Yesterday our parish celebrated one of the most spiritually rewarding events which every parish observes at this time of the year, the reception of First Communion by our second grade children. It has been the custom in our parish to celebrate the reception of the Eucharist for the first time by our children on the Sunday before Mother’s Day. This tradition pre-dated my arrival, but I suppose the origin of choosing that date was centered in the realization that so many of our young parents are newcomers, or relatively newcomers, to our parish. Since many of them come from other places, it seemed practical to set the date for First Communion on the day before Mother’s Day when the young parents might be entertaining their mothers, and the combination of the two celebrations on the same week-end would make much sense.
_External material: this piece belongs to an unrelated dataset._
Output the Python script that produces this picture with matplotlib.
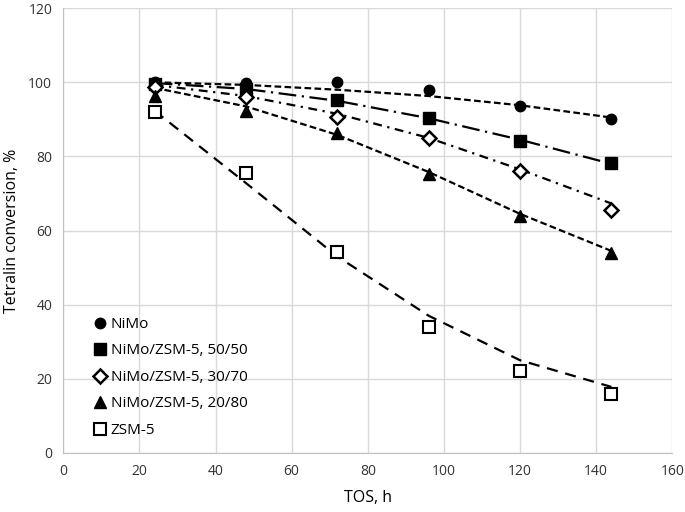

Last week we celebrated what we call a “teaching Mass” for the first communicants and their parents in the parish center. This Mass offers an opportunity to go through the Mass slowly, explaining the different parts of the Mass, the origin of some of the actions of the Mass, and serves as a reminder of the truths about the Mass which the parents learned long ago, but might have forgotten over the space of time.
During the First Communion Mass I remind the congregation that many, if not all present, remember well their own First Communion. For most it is one of the dates in life that is etched deeply in the recesses of our minds. I received my First Communion in St. Margaret Mary’s Church in Westwood. The church was newly built, we might have been the first class to receive First Communion in the church and there were five children in the class. I even remember that we went to the Rectory for a snack after the Mass, and I can even tell you what we had to eat, so deeply etched is that day in my mind. We pray that Saturday will be just such a day for our children, and we ask all to pray that God will watch over these new communicants to keep them from harm and help them to walk closely in the footsteps of the Lord as they advance in age and grace before God and all they meet during their lives.